Sullivan: This is a pretty tricky question to answer so I will do my best not to touch on anything that the Publication Review Board might not like (but luckily they will be checking this to ensure I don’t). I simultaneously think it hurt AND helped the IC. I think that it hurt the IC by taking away money that could have gone to other areas like Counter Proliferation and has almost negated the primary focus of the long term Strategic Intelligence Collection for the short term tactical intelligence collection. The caveat here is that the structure of the Agency ensures that there is someone watching everywhere… The issue/question is do they have the resources (money and manpower) to EFFECTIVELY watch it. Many offices look for the Counter Terrorism (CT) angle in their mission (such as counter proliferation, counter narcotics, etc) in order to secure funding. That part is the biggest problem, while there is an office for everything/every place, many lack the funding to be relevant which causes the “the IC didn’t know this would happen” effect… Which brings up another point… Congress controls the purse. I don’t care what the “people in the know” have to say about this or that… nothing gets done without money and Congress controls the money. The President can say “go do this, now” but if congress doesn’t provide the funding… it doesn’t get done. Another issue I see with the GWOT and the IC is technology. The GWOT up until a few years ago has forced the IC to be reactionary with its inventory of equipment. Limiting the ability to acquire the “new and improved” after all going to congress for money takes time and if the focus is Counter Terrorism then that gets the money and not some “superfluous toy that you don’t even know if it works yet”…

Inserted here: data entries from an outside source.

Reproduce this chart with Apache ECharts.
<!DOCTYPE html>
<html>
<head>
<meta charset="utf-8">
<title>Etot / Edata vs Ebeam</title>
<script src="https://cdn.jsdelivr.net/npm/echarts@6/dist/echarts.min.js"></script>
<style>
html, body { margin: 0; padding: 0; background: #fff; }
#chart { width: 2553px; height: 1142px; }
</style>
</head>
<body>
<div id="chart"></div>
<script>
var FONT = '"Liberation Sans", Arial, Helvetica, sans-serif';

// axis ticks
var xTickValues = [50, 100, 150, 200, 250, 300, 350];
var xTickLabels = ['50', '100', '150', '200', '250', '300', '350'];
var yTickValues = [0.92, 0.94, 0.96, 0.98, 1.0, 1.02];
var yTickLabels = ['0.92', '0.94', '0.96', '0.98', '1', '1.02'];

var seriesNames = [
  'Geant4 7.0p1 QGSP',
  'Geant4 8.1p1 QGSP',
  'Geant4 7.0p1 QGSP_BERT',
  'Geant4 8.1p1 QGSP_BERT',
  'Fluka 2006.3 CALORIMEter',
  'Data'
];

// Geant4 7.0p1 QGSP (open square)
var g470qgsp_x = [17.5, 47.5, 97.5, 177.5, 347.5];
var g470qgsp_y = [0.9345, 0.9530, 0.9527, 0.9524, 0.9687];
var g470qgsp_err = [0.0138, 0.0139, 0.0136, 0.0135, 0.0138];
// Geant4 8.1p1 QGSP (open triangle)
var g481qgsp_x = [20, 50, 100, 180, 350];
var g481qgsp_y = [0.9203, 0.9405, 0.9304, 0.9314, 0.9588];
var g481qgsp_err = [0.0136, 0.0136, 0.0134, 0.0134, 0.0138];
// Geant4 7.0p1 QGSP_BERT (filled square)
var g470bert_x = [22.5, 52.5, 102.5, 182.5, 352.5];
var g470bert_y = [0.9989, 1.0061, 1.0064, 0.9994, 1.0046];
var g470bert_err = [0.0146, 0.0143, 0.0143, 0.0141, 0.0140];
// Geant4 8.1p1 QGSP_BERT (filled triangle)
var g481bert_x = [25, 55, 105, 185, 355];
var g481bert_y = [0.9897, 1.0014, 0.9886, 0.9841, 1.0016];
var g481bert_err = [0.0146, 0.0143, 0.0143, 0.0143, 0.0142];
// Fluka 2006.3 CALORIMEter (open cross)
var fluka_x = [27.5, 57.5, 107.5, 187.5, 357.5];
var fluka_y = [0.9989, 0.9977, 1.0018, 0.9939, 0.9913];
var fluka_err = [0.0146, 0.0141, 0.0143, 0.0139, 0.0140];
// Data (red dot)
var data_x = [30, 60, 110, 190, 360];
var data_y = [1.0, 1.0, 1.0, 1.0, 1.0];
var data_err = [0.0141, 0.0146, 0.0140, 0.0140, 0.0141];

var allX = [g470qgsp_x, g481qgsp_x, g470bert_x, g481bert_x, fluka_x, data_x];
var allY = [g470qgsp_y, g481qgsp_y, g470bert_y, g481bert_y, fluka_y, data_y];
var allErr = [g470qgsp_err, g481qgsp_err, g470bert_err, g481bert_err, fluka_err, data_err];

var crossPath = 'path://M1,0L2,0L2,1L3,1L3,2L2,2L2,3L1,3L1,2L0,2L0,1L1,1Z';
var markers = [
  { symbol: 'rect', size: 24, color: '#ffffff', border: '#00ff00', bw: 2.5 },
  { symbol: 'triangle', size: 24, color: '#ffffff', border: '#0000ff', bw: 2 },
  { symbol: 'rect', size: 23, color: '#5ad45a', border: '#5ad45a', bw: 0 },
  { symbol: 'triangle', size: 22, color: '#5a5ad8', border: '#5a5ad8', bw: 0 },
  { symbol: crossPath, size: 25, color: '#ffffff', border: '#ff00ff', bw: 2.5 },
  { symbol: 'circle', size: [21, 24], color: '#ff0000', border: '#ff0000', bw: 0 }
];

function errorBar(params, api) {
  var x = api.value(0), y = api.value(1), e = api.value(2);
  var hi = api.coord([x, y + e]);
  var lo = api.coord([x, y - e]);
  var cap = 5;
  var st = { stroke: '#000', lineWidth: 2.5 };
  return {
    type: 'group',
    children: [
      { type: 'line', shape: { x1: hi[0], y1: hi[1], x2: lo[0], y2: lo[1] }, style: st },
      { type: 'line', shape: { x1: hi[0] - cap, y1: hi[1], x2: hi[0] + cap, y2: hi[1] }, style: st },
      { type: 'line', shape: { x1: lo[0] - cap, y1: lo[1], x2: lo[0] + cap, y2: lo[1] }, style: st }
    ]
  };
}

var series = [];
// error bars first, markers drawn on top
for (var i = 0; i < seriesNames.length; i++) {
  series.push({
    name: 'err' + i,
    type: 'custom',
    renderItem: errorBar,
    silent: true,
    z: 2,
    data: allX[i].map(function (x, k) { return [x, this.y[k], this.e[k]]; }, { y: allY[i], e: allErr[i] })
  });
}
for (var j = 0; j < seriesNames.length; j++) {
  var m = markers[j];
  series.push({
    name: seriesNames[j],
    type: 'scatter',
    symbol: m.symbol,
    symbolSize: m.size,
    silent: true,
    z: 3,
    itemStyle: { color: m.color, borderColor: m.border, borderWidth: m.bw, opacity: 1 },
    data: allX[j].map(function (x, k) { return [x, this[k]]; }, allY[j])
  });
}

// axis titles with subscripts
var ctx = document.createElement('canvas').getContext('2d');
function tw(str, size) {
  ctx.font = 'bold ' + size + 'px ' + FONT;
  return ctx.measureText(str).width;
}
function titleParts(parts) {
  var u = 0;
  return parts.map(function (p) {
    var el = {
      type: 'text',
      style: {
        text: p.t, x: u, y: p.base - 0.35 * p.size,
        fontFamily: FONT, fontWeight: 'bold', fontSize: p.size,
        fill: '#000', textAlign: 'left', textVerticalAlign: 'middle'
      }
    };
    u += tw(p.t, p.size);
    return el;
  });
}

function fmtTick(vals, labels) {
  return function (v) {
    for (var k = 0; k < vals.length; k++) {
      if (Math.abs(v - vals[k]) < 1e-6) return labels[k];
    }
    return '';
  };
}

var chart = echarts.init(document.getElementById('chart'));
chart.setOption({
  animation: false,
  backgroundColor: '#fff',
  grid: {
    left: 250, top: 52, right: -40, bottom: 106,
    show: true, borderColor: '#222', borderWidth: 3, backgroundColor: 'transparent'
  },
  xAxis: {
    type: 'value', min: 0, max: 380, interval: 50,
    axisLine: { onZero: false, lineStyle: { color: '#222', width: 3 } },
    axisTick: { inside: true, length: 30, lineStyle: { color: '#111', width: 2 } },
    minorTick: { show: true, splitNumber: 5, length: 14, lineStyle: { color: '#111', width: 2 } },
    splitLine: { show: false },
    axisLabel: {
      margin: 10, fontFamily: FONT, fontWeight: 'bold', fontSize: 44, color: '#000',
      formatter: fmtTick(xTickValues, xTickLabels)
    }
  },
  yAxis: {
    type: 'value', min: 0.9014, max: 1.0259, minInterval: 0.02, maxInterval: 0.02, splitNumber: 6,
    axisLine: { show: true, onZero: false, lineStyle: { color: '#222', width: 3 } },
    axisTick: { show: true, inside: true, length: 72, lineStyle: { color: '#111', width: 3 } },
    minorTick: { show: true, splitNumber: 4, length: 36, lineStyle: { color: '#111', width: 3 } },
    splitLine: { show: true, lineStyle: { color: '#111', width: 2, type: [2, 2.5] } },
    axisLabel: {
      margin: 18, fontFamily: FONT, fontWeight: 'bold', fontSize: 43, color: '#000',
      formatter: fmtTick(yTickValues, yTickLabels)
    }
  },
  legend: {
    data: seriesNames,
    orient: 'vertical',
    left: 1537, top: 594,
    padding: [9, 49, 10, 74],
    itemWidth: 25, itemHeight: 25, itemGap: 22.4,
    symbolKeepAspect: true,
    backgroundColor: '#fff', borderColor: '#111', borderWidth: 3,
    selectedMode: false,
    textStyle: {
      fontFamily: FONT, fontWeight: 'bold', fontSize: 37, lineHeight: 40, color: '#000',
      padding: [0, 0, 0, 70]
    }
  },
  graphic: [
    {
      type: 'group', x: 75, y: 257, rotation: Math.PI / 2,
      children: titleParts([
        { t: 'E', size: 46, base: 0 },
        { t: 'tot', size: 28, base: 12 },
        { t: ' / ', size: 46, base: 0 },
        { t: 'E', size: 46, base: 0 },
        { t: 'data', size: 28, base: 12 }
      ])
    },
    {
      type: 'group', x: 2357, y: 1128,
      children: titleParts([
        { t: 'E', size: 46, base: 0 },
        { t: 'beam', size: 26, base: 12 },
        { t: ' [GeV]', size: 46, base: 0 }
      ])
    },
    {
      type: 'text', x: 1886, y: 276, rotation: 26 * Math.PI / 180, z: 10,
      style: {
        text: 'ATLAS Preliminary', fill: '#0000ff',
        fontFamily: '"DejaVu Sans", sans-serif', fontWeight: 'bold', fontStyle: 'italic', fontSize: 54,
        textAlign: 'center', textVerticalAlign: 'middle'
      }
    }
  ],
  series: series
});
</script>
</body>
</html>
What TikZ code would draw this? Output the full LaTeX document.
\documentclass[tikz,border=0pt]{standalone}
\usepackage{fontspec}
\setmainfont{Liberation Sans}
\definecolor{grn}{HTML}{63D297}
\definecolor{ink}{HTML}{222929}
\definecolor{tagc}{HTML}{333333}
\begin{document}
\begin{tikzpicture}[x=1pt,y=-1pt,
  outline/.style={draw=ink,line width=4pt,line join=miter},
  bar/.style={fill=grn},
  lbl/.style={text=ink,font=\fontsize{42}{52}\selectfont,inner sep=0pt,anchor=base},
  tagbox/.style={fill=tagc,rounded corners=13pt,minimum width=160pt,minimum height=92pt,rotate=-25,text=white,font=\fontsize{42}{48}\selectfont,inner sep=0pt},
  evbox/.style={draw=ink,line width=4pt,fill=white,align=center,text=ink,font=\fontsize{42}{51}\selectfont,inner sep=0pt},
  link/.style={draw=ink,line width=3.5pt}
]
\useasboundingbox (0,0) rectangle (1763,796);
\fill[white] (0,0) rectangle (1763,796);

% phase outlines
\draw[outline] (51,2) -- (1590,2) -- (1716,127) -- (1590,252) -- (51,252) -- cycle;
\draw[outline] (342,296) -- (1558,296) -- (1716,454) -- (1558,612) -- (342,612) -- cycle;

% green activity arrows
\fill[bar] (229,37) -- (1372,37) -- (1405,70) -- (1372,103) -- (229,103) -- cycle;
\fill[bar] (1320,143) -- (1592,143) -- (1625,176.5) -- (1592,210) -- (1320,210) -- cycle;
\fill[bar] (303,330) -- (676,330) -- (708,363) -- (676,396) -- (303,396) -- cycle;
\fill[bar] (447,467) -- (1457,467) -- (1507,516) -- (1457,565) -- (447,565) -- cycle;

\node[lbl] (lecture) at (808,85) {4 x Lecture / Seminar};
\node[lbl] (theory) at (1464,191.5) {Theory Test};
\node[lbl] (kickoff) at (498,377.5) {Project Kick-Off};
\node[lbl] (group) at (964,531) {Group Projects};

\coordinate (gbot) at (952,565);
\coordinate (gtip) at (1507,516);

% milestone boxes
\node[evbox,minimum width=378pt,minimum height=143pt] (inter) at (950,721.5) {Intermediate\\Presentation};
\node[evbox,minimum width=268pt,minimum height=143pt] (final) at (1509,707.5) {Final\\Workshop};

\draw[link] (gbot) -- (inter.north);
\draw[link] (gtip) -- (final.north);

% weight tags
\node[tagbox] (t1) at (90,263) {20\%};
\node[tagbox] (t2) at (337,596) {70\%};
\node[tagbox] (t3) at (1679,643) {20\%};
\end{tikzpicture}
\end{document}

The one thing I see as a result of the GWOT that is a positive is the ability to work with other agencies on operations, intel, etc… prior to 9/11 there was essentially a prohibition (with some exceptions) preventing the CIA from working with the FBI and other “Homeland” agencies and vice versa. The fear of a Church Commission part 2 ensured limited cooperation. While I personally think that the ODNI is an absolute waste of government resources and adds a ridiculous level of bureaucracy which only slows down and convolutes the intelligence cycle, the mandate from the 911 commission to remove that prohibition and enable a fruitful relationship between the entire IC (which includes offices within DHS and the FBI) has enabled the sharing of intelligence as well as new TTPs. This has propelled the IC as a whole to more effectively handle the crises of today and tomorrow. The only downside I personally see with this is now it seems that every state and many local law enforcement agencies now have their own “intel shops”. I see this as attempt to secure funding more than anything else. Law Enforcement collects evidence which has strict guidelines for collection, chain of custody, etc but intel does not. So, what I take from that is they have offices set up to provide “precursors” to evidence? At what point does a judge or even a defense attorney say… ok you have this evidence but how did you get to this etc?? I think that is part of the major issue with the “GWOT detainees”… they were captured because of intel, not evidence.. most of which is classified and can’t be shown in a courtroom.